Even heavy waves in the Caribbean that have that aqua-blue water color seem to look way more friendly. So just imagine how friendly this little runner must be. Nathan Carroll.
Stuff to bring: The surf rarely gets huge on Tortola, so a couple of shortboards and a step up will do just fine. Bring a wetsuit top and spring suit as well, because the winter trade winds can feel awfully chilly in contrast to the warm Caribbean water, especially in the morning. Most importantly, bring patience and a good attitude. Flat spells here can last weeks, so be prepared. Tortola is one of the most beautiful places on earth, so sit back, mix a rum drink cocktail, and enjoy life.

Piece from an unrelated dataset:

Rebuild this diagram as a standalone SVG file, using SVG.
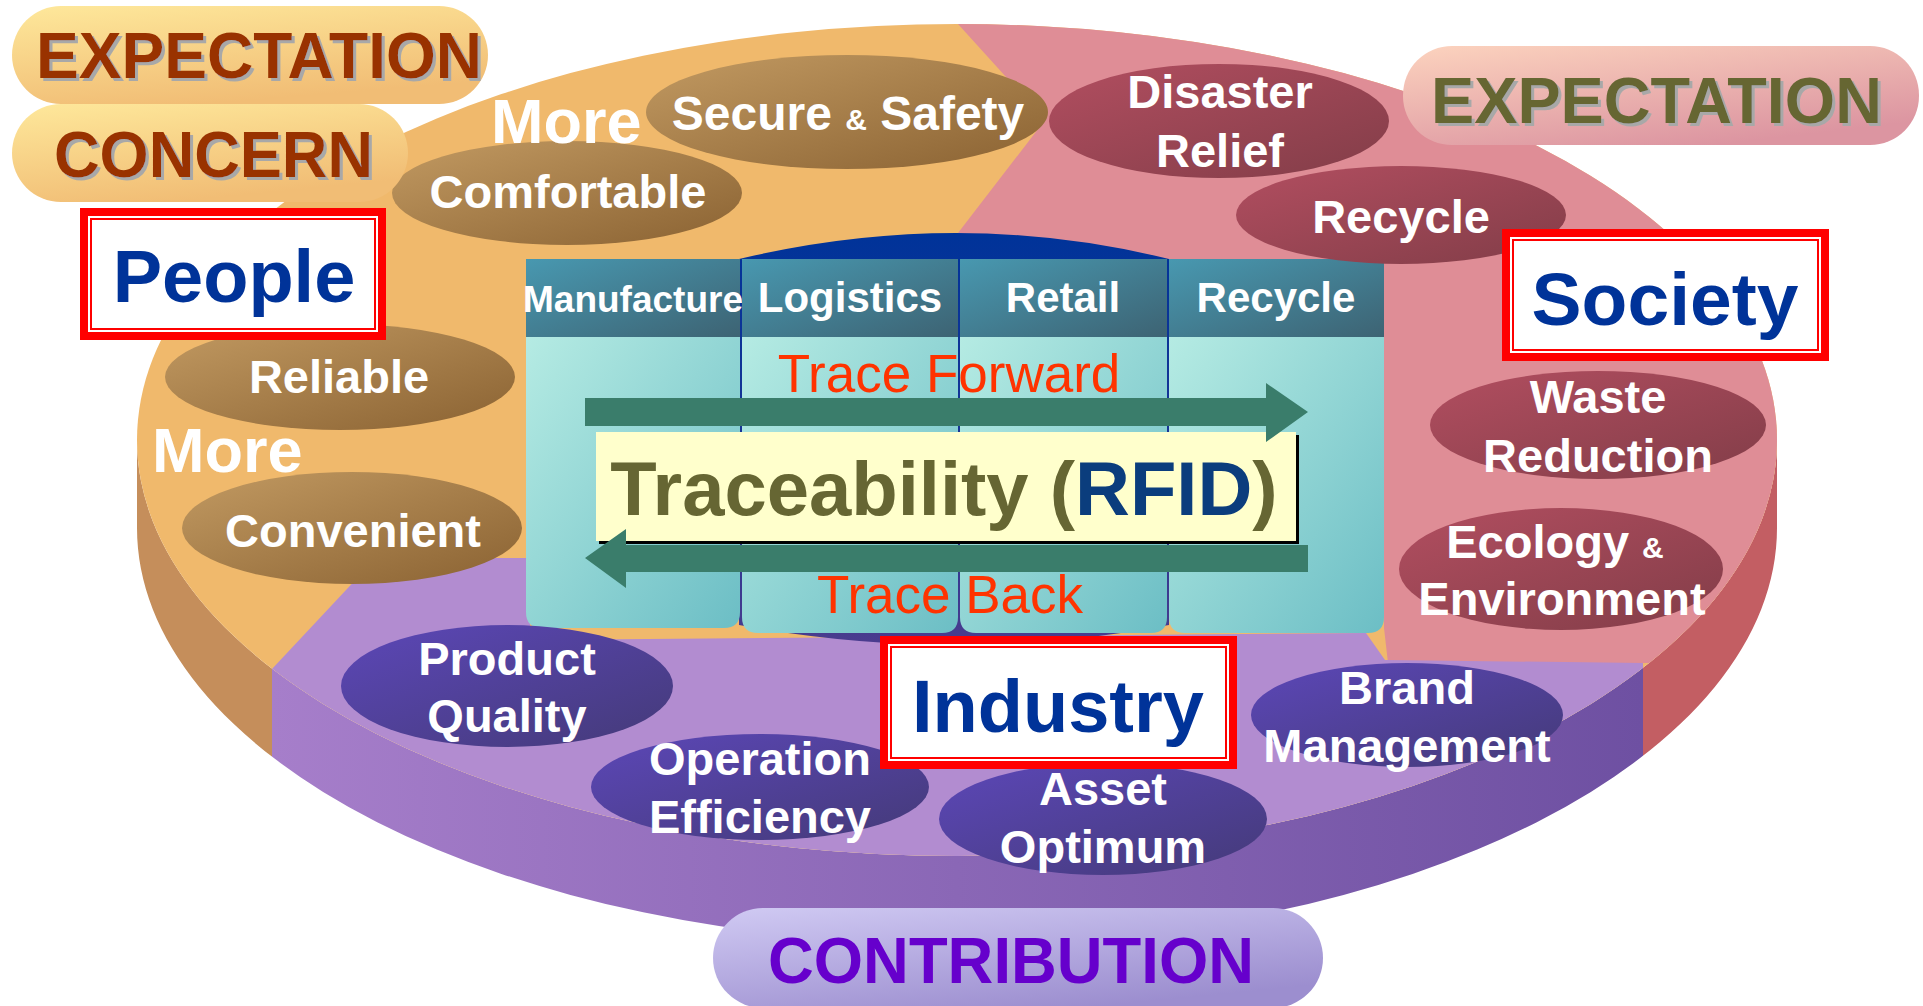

If the surf is flat: Take a quick ferry over to Virgin Gorda and visit the Baths, a surreal formation of giant, home-sized boulders created during the Ice Age that jut into the Caribbean. The snorkeling, swimming, and bronzing here will fill a whole day and make you temporarily forget about surfing completely. Or if you are scuba certified take a day trip over to Salt Island and dive the wreck of the RSS Rhone, a 310-foot royal mail steam ship that sunk during a hurricane in 1867. Her parts are still intact on the bottom of the ocean, 75 feet below.
More information: You can check some of the different surf forecasting sights for the region if you’re going to try to time a swell, but don’t say we didn’t warn you. To go more in depth, grab a copy of the Lonely Planet Virgin Islands and dig in.
Tortola can serve up long rippable rights, heaving wedges, and mellow rollers. Nathan Carroll leaves a tag on a wall.